There is a programme that we are working on in partnership with several companies here including Innovate UK, the Standards Institute and the Hartree centre called Bridge AI. It is a programme that will enable AI to be adopted and to flourish in some quite different areas to the UK’s usual avenues. Only 5% of AI startups in the UK focus on traditional sectors such as transport, manufacturing, agriculture and construction. The large majority of them are focused on data science consultancies. To address this situation, Digital Catapult worked closely with Innovate UK and the relevant UK funding agency to design and launch Bridge AI. It aims to support AI supply in sectors of the UK economy that are currently underserved. It’s quite a rich and dynamic programme with a lot of organisations around the UK involved. To pick a couple out of a hat, we have VeuNex Global an oil and gas company specialising in tackling health and safety in that very dangerous environment using AI and computer vision to make things safer for people to work.

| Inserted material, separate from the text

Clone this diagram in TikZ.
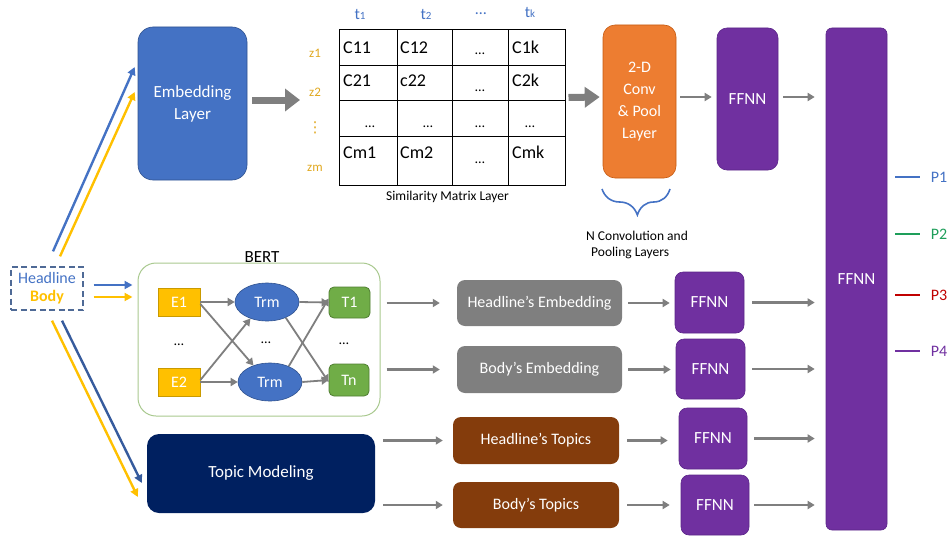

We also have Neural Echo Labs, which is a UK based computer games startup looking at immersive virtual experiences through brainwave communications, blending brain computer interfaces, VR and AI together. Through the Bridge AI programme, a colleague from the Information Commission became a mentor of that startup, and provides ongoing engagement and support. 

 

The rate of progress of AI is exemplified by a I recent example shown on X (formally Twitter) attempting to reconstruct what humans imagine from MRI data. It was an example of functional MRI imagery where people are shown an image of say a giraffe which in an MRI, and then AI is able to take the data from the functional MRI, and construct what the person is looking at. It just shows some of the sorts of examples that we may expect to run into here.